▸ Directions for this task
Return, without pictures, the lines from the start of the data through the one that contains "[inner sep=0pt, text".

** BEGIN Available data **

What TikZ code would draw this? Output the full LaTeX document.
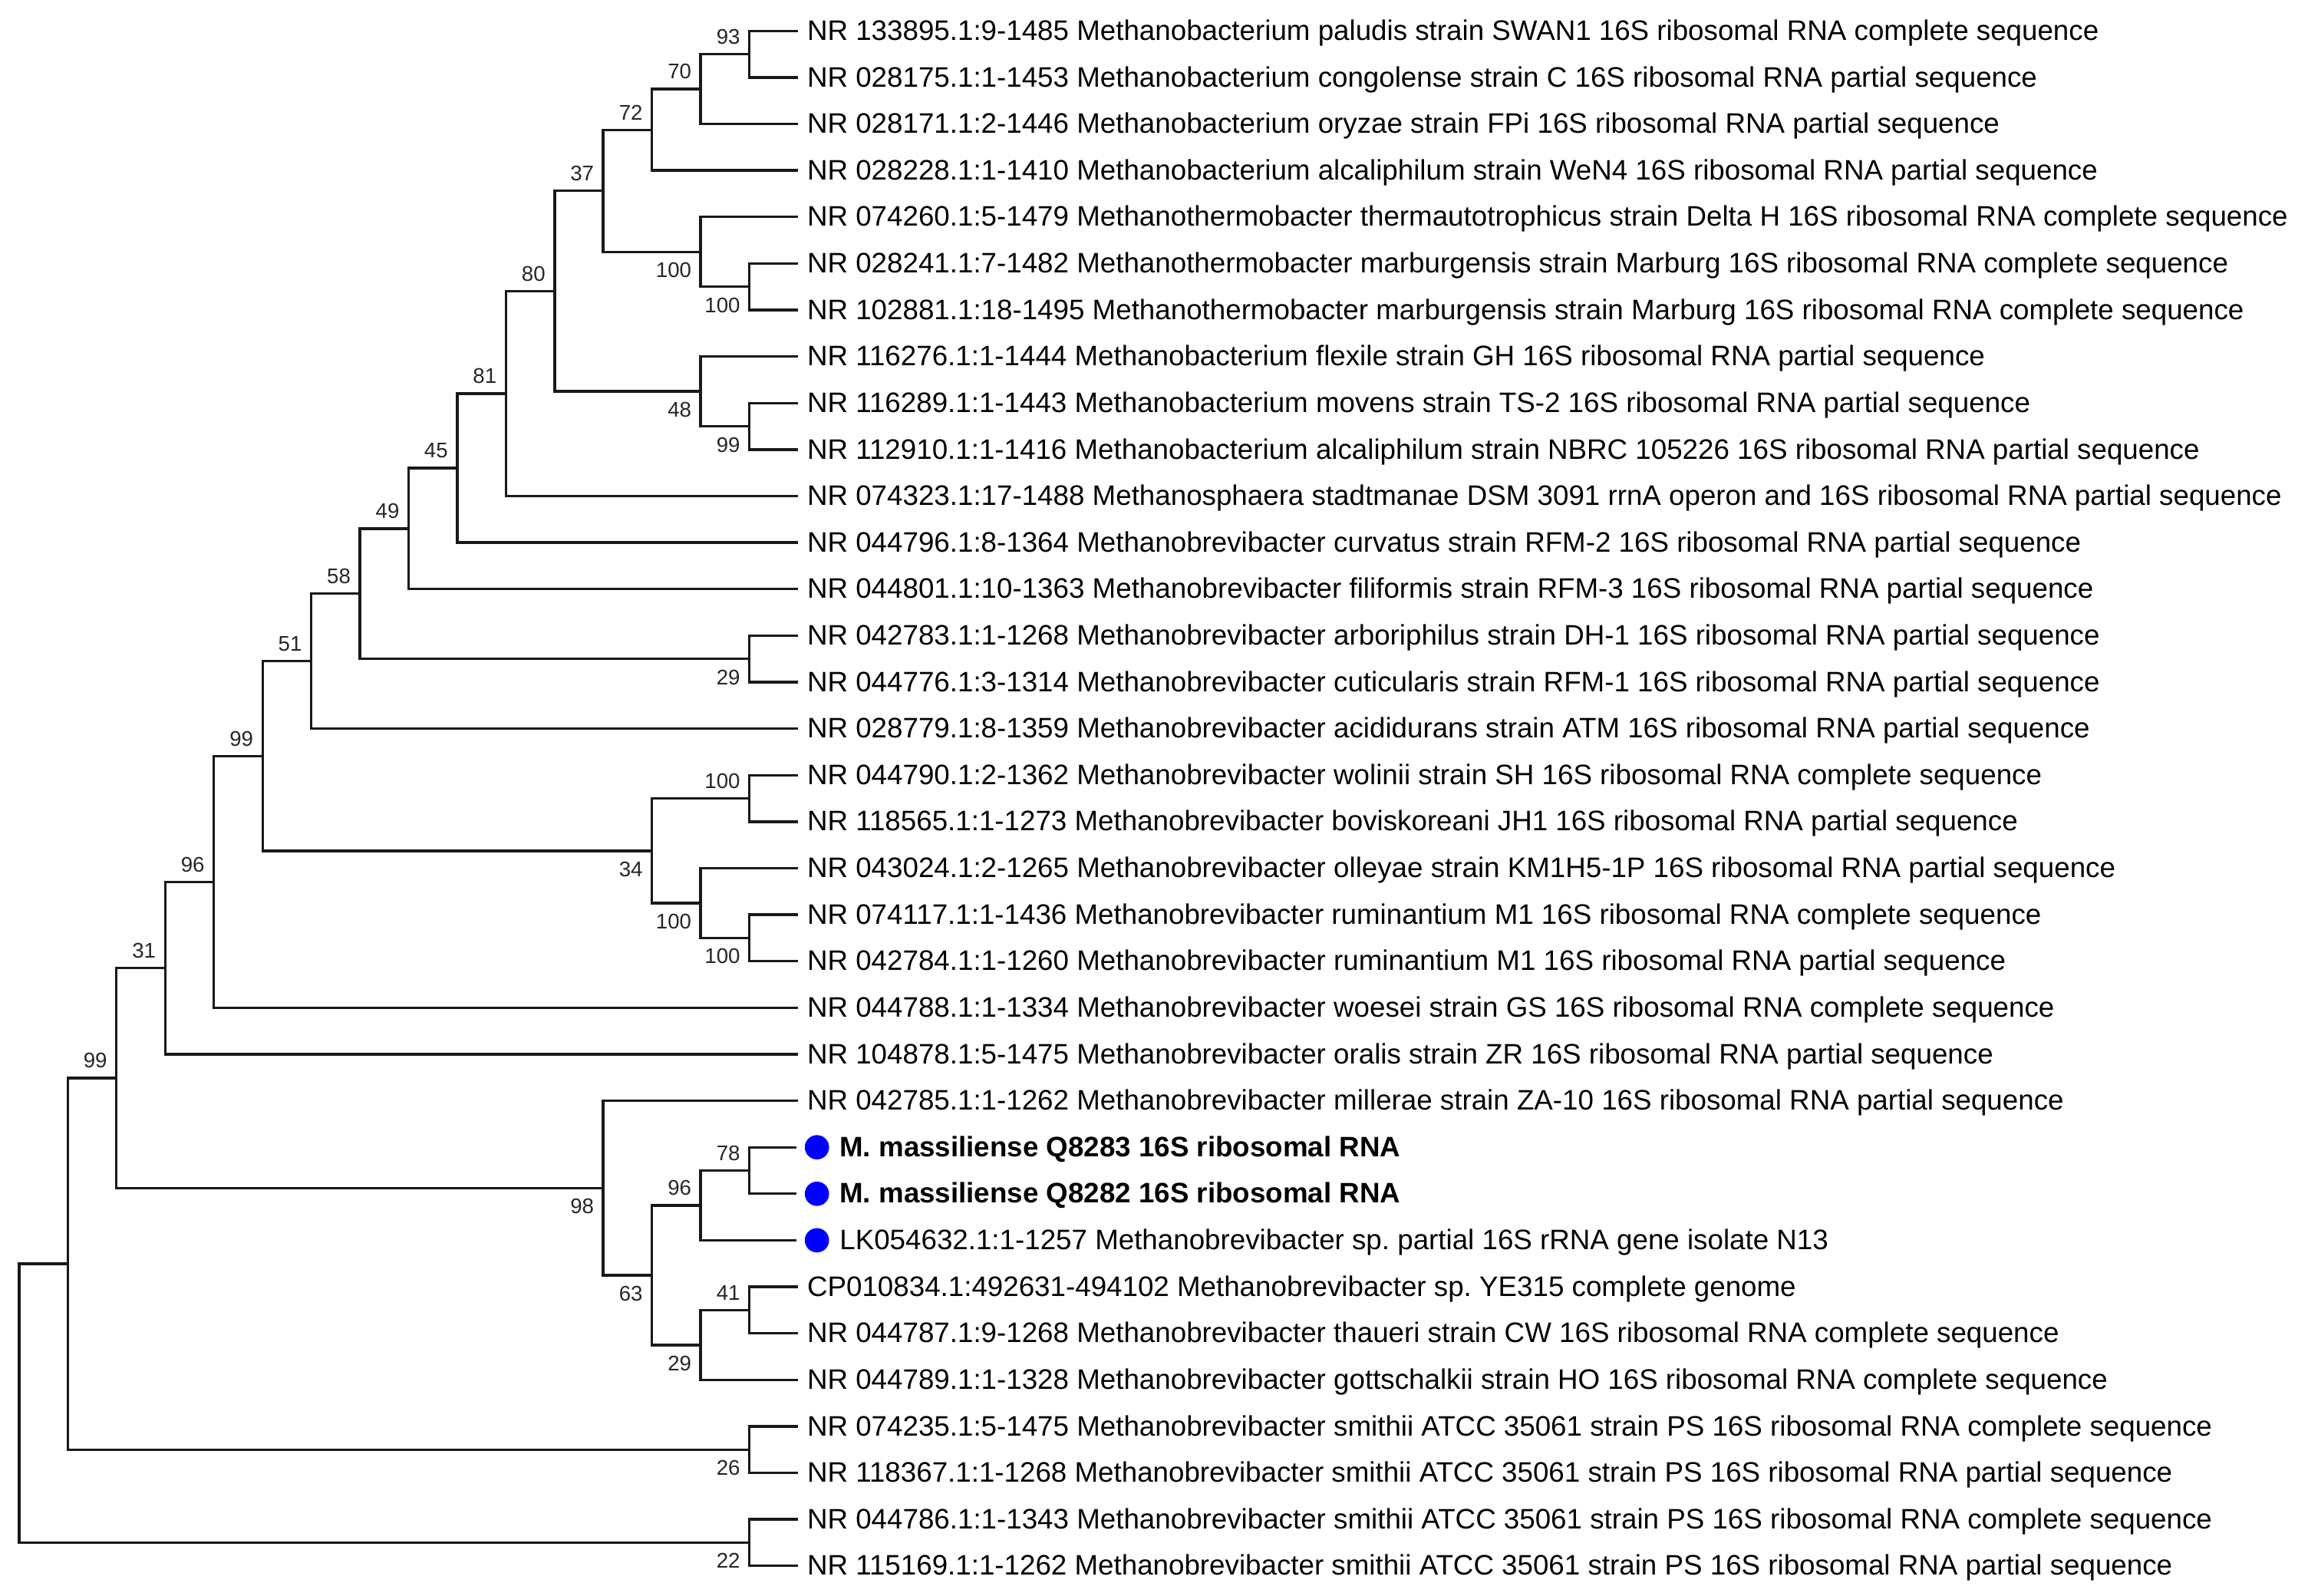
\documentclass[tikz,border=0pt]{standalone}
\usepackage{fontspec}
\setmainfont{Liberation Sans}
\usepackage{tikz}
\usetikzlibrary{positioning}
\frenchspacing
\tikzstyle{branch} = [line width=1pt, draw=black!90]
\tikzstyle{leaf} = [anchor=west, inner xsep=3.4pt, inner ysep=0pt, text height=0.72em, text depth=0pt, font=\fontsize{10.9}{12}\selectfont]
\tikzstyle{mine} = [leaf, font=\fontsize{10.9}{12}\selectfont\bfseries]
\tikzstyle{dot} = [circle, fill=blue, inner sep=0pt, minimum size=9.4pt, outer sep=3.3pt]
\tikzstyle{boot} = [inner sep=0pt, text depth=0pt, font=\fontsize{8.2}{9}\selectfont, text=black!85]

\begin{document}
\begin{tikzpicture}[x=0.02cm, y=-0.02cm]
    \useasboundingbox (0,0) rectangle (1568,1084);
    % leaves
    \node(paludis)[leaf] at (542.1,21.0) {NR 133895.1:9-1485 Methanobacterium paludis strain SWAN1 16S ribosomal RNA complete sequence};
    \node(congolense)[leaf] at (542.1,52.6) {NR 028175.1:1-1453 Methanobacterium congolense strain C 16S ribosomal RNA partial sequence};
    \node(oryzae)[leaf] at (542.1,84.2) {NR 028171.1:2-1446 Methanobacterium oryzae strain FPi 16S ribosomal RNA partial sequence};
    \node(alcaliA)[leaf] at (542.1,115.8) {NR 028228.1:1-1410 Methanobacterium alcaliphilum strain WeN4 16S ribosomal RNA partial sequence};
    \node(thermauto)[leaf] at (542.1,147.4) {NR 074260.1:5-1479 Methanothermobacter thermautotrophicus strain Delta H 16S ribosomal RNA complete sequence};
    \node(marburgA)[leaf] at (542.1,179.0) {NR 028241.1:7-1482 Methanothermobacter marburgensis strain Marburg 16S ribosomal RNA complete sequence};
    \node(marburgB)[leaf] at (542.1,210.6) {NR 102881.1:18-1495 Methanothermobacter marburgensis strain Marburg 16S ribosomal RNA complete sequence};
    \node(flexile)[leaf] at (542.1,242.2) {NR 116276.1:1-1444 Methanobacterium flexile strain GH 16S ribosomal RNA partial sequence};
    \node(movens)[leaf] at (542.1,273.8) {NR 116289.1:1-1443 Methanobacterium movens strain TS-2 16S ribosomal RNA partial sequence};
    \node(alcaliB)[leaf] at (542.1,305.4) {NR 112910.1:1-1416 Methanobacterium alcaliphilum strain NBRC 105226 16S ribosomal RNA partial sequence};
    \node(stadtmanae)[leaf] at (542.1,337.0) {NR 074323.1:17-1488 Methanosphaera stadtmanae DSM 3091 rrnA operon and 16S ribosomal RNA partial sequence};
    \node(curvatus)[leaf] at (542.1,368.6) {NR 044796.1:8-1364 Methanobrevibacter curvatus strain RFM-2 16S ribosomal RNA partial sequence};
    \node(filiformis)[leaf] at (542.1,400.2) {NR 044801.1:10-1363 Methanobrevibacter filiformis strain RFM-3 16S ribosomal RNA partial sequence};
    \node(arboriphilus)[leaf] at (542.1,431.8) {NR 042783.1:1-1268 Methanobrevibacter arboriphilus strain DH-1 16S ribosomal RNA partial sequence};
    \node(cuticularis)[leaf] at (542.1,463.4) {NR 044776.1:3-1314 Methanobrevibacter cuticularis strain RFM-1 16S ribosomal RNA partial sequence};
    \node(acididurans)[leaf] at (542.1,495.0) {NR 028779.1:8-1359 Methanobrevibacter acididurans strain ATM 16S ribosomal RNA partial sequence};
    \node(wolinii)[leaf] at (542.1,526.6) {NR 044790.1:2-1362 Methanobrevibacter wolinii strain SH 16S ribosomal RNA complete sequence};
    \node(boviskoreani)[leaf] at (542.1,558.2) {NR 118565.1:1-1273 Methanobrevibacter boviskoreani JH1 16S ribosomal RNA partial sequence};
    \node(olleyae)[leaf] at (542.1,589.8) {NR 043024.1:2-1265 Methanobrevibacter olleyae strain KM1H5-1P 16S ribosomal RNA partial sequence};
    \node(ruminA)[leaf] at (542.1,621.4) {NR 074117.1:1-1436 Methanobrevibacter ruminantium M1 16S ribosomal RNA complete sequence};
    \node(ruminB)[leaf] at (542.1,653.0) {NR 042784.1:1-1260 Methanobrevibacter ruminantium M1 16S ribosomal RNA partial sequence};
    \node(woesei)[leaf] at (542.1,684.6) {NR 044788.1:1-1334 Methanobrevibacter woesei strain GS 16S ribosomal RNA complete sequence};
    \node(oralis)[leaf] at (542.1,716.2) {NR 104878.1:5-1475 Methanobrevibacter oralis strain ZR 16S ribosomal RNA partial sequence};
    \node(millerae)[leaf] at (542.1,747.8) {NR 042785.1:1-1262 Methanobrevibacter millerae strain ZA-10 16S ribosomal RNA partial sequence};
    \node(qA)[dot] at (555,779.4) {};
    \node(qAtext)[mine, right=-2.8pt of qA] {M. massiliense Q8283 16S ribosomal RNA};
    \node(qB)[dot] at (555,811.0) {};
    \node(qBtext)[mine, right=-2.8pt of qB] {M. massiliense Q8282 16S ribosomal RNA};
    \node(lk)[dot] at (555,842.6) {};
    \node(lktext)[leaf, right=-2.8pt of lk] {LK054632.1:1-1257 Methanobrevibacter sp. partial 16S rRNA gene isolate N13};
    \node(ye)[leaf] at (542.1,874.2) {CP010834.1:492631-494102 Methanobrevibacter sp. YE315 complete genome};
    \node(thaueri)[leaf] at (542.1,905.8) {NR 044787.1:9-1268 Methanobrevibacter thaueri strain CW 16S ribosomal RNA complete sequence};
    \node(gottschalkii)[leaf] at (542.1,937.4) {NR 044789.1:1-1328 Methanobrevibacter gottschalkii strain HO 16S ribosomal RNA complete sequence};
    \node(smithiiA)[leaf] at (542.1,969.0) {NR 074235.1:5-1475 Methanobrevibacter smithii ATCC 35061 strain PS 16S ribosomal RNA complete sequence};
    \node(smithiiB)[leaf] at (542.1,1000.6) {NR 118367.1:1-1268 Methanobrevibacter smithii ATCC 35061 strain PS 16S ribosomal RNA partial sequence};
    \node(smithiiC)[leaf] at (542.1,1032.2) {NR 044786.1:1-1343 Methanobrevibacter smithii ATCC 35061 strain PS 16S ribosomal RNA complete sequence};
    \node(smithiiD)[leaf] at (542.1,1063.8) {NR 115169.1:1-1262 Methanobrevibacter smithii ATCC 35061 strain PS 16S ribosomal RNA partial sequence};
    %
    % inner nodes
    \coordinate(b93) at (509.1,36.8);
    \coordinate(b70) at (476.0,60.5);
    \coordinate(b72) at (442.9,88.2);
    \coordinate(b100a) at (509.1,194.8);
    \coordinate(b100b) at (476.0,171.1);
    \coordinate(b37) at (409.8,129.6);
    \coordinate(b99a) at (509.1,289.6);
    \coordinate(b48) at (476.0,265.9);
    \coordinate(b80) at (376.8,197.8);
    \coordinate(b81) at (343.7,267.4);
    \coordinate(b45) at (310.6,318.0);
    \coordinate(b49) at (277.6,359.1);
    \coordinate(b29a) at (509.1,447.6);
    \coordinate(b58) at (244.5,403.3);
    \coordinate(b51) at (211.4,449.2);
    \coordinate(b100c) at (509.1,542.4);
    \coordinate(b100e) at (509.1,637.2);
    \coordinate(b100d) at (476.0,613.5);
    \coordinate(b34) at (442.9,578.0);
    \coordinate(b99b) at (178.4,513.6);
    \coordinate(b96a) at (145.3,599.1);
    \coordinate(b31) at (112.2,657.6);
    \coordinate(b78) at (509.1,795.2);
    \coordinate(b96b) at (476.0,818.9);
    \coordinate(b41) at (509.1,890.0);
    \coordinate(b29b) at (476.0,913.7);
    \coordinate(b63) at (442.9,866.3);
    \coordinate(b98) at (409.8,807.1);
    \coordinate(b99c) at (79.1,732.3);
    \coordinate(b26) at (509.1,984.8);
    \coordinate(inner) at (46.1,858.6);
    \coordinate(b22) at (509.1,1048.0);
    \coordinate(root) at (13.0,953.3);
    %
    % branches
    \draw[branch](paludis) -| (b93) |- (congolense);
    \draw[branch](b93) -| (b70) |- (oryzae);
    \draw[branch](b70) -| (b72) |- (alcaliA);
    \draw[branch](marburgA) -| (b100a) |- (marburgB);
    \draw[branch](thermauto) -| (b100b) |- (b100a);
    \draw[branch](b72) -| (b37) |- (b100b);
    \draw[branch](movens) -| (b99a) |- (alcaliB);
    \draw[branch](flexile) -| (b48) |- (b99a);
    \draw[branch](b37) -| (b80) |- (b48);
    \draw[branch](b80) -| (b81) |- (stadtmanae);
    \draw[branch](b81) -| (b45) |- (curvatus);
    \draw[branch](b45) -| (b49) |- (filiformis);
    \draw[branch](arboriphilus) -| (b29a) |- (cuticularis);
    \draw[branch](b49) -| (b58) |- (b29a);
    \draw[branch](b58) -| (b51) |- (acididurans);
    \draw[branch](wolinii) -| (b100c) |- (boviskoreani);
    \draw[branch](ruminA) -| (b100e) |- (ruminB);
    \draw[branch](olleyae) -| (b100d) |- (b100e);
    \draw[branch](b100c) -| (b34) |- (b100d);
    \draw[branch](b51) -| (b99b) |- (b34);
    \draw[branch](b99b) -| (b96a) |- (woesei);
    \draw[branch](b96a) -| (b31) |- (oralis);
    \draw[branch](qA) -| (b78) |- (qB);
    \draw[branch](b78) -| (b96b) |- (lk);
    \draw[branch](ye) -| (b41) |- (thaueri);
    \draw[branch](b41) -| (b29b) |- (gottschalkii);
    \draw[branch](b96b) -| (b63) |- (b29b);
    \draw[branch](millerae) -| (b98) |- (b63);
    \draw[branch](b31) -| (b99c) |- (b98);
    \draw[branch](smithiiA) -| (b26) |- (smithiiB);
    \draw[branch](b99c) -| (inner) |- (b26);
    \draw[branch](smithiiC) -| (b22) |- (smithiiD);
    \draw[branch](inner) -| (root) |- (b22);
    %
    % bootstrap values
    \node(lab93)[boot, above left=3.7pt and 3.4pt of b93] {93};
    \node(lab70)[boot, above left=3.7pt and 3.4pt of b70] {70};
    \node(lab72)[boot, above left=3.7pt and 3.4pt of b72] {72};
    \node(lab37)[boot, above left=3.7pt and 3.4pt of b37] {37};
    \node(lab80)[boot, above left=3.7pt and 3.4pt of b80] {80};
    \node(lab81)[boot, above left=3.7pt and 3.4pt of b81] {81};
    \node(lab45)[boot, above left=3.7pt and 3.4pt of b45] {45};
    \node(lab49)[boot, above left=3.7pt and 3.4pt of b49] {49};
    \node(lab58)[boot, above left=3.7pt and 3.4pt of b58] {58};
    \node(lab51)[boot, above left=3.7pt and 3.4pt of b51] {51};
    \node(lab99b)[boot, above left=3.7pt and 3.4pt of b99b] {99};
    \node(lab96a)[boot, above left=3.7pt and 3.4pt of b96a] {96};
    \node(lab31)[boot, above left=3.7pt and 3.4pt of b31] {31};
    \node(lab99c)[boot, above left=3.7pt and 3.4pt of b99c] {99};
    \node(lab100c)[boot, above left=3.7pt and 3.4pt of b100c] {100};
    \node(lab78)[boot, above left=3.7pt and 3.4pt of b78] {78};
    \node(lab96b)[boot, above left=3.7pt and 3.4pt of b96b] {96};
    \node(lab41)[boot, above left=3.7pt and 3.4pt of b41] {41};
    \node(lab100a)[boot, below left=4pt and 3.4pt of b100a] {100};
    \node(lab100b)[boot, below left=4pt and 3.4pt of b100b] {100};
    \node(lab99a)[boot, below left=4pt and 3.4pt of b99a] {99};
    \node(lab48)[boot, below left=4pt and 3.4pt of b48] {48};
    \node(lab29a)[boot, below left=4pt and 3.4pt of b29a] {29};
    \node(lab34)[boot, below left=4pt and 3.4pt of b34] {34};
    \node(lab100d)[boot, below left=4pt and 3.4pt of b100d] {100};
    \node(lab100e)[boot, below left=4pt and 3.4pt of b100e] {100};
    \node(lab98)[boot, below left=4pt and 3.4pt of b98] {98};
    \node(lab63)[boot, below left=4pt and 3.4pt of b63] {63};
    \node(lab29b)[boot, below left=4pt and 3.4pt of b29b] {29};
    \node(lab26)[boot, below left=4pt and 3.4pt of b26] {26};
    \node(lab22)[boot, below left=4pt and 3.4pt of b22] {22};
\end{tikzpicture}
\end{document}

** END Available data **

▸ Right answer
What TikZ code would draw this? Output the full LaTeX document.
\documentclass[tikz,border=0pt]{standalone}
\usepackage{fontspec}
\setmainfont{Liberation Sans}
\usepackage{tikz}
\usetikzlibrary{positioning}
\frenchspacing
\tikzstyle{branch} = [line width=1pt, draw=black!90]
\tikzstyle{leaf} = [anchor=west, inner xsep=3.4pt, inner ysep=0pt, text height=0.72em, text depth=0pt, font=\fontsize{10.9}{12}\selectfont]
\tikzstyle{mine} = [leaf, font=\fontsize{10.9}{12}\selectfont\bfseries]
\tikzstyle{dot} = [circle, fill=blue, inner sep=0pt, minimum size=9.4pt, outer sep=3.3pt]
\tikzstyle{boot} = [inner sep=0pt, text depth=0pt, font=\fontsize{8.2}{9}\selectfont, text=black!85]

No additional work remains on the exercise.